Однако, по-видимому, на этот раз г-жа Ганская начинает настаивать. Только с величайшим трудом, под всякого рода предлогами она заставила г-на Ганского, который хочет вернуться в свои поместья, до весны задержаться в Вене. Апрель – последний срок. Но, доверяя обещанию Бальзака, что тотчас же после завершения «Серафиты» он с предназначенной для нее, Ганской, рукописью, сядет в дилижанс, она добивается еще одной отсрочки от мужа. Отъезд из Вены назначен на май. Дальнейшее ожидание ненадежного, который изобретает все новые предлоги и проволочки, исключено. Если Бальзак не приедет теперь, роман их, очевидно, окончится навсегда.

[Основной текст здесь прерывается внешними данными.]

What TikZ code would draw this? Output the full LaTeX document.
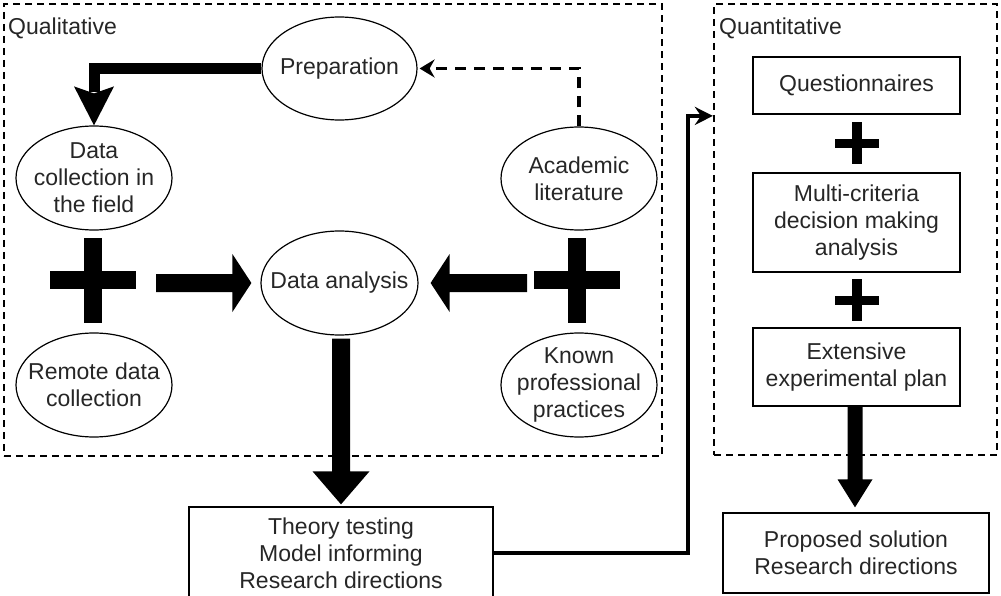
\documentclass[tikz,border=0pt]{standalone}
\usepackage{fontspec}
\setmainfont{Liberation Sans}
\usetikzlibrary{shapes.geometric,arrows.meta,calc}
\begin{document}
\begin{tikzpicture}[x=1pt,y=-1pt,
  font=\fontsize{23}{27}\selectfont,
  every node/.style={text=black!85},
  ell/.style={ellipse, draw, line width=1.2pt, minimum width=156pt, minimum height=104pt, inner sep=0pt},
  lbl/.style={align=center, inner sep=0pt},
  rbox/.style={rectangle, draw, line width=1.3pt, align=center, inner sep=0pt, minimum width=207pt},
  region/.style={rectangle, draw, line width=2.2pt, dash pattern=on 7pt off 5pt},
  heading/.style={anchor=west, inner sep=0pt},
  thickconn/.style={line width=11pt, line join=miter},
  dashconn/.style={line width=3.5pt, dash pattern=on 11pt off 8pt, -{Stealth[length=15pt,width=18pt,inset=5pt]}},
  linkconn/.style={line width=3.5pt, line join=miter, -{Stealth[length=18pt,width=18pt,inset=6pt]}}
]
\useasboundingbox (0,0) rectangle (1001,596);

% regions
\node[region, minimum width=658pt, minimum height=452pt] (qual) at (333,230) {};
\node[region, minimum width=283pt, minimum height=451pt] (quant) at (855.5,229.5) {};
\node[heading] (qualt) at (8,28) {Qualitative};
\node[heading] (quantt) at (719,28) {Quantitative};

% qualitative ellipses
\node[ell, minimum width=155pt, minimum height=103pt, label={[lbl]center:Preparation}] (prep) at (339.5,68.5) {};
\node[ell, label={[lbl]center:{Data\\collection in\\the field}}] (dc) at (94,178) {};
\node[ell, minimum width=157pt, label={[lbl]center:Data analysis}] (da) at (339.5,283) {};
\node[ell, label={[lbl]center:{Remote data\\collection}}] (rd) at (94,385) {};
\node[ell, minimum height=103pt, label={[lbl]center:{Academic\\literature}}] (al) at (579,178.5) {};
\node[ell, label={[lbl]center:{Known\\professional\\practices}}] (kp) at (579,385) {};

% boxes
\node[rbox, minimum height=57pt] (q1) at (856.5,85.5) {Questionnaires};
\node[rbox, minimum height=99pt] (q2) at (856.5,222.5) {Multi-criteria\\decision making\\analysis};
\node[rbox, minimum height=78pt] (q3) at (856.5,367) {Extensive\\experimental plan};
\node[rbox, minimum width=266pt, minimum height=80pt] (q4) at (856,553) {Proposed solution\\Research directions};
\node[rbox, minimum width=304pt, minimum height=92pt] (th) at (341,553) {Theory testing\\Model informing\\Research directions};

% plus signs
\coordinate (pl1) at (92.5,280);
\coordinate (pl2) at (577,280);
\coordinate (pl3) at ($(q1.south)!0.5!(q2.north)$);
\coordinate (pl4) at ($(q2.south)!0.5!(q3.north)$);
\foreach \c in {pl1,pl2}{
  \fill ($(\c)+(-43,-9)$) rectangle ($(\c)+(43,9)$);
  \fill ($(\c)+(-9,-42.5)$) rectangle ($(\c)+(9,42.5)$);
}
\foreach \c in {pl3,pl4}{
  \fill ($(\c)+(-22,-4.5)$) rectangle ($(\c)+(22,4.5)$);
  \fill ($(\c)+(-5,-21)$) rectangle ($(\c)+(5,21)$);
}

% Preparation -> Data collection
\draw[thickconn] (prep.west) -| ($(dc.north)+(0,-33)$);
\fill (dc.north) -- ($(dc.north)+(-20,-39)$) -- ($(dc.north)+(0,-32)$) -- ($(dc.north)+(20,-39)$) -- cycle;

% Academic literature -> Preparation
\draw[dashconn] (al.north) |- ($(prep.east)+(2,0)$);

% block arrow left plus -> Data analysis
\coordinate (a1s) at (156,283);
\coordinate (a1t) at ($(da.west)+(-9,0)$);
\fill ($(a1s)+(0,-9)$) -- ($(a1t)+(-19,-9)$) -- ($(a1t)+(-19,-29)$) -- (a1t)
  -- ($(a1t)+(-19,29)$) -- ($(a1t)+(-19,9)$) -- ($(a1s)+(0,9)$) -- cycle;

% block arrow right plus -> Data analysis
\coordinate (a2s) at (527,283);
\coordinate (a2t) at ($(da.east)+(12,0)$);
\fill ($(a2s)+(0,-9)$) -- ($(a2t)+(19,-9)$) -- ($(a2t)+(19,-29)$) -- (a2t)
  -- ($(a2t)+(19,29)$) -- ($(a2t)+(19,9)$) -- ($(a2s)+(0,9)$) -- cycle;

% Data analysis -> Theory testing
\coordinate (a3s) at ($(da.south)+(1.5,3)$);
\coordinate (a3t) at ($(th.north)+(0,-2)$);
\fill ($(a3s)+(-9,0)$) -- ($(a3t)+(-9,-33)$) -- ($(a3t)+(-28.5,-33)$) -- (a3t)
  -- ($(a3t)+(28.5,-33)$) -- ($(a3t)+(9,-33)$) -- ($(a3s)+(9,0)$) -- cycle;

% Extensive -> Proposed
\coordinate (a4s) at ($(q3.south)+(-1.5,0)$);
\coordinate (a4t) at ($(q4.north)+(-1,-5)$);
\fill ($(a4s)+(-7.5,0)$) -- ($(a4t)+(-7.5,-28)$) -- ($(a4t)+(-17.5,-28)$) -- (a4t)
  -- ($(a4t)+(17.5,-28)$) -- ($(a4t)+(7.5,-28)$) -- ($(a4s)+(7.5,0)$) -- cycle;

% Theory testing -> Quantitative
\coordinate (qin) at ($(quant.north west)+(0,113)$);
\coordinate (bend) at ($(qin)+(-25,0)$);
\draw[linkconn] (th.east) -| (bend) -- (qin);
\end{tikzpicture}
\end{document}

Бальзак понимает, что промедление смерти подобно. Так как бракосочетание «post mortem» – после смерти – г-на Ганского представляется ему решающим шагом в его жизни, он не пожалеет никаких затрат. «Серафита», хотя и продана и заложена, еще не завершена. Но не беда, он закончит ее в Вене. У него нет денег, но и это не удручает его. Все столовое серебро с Рю Кассини отправляется в ломбард, у издателей и газет он выцарапывает ссуды и подмахивает несколько новых векселей. 9 мая Бальзак покидает Париж и 16-го прибывает в Вену.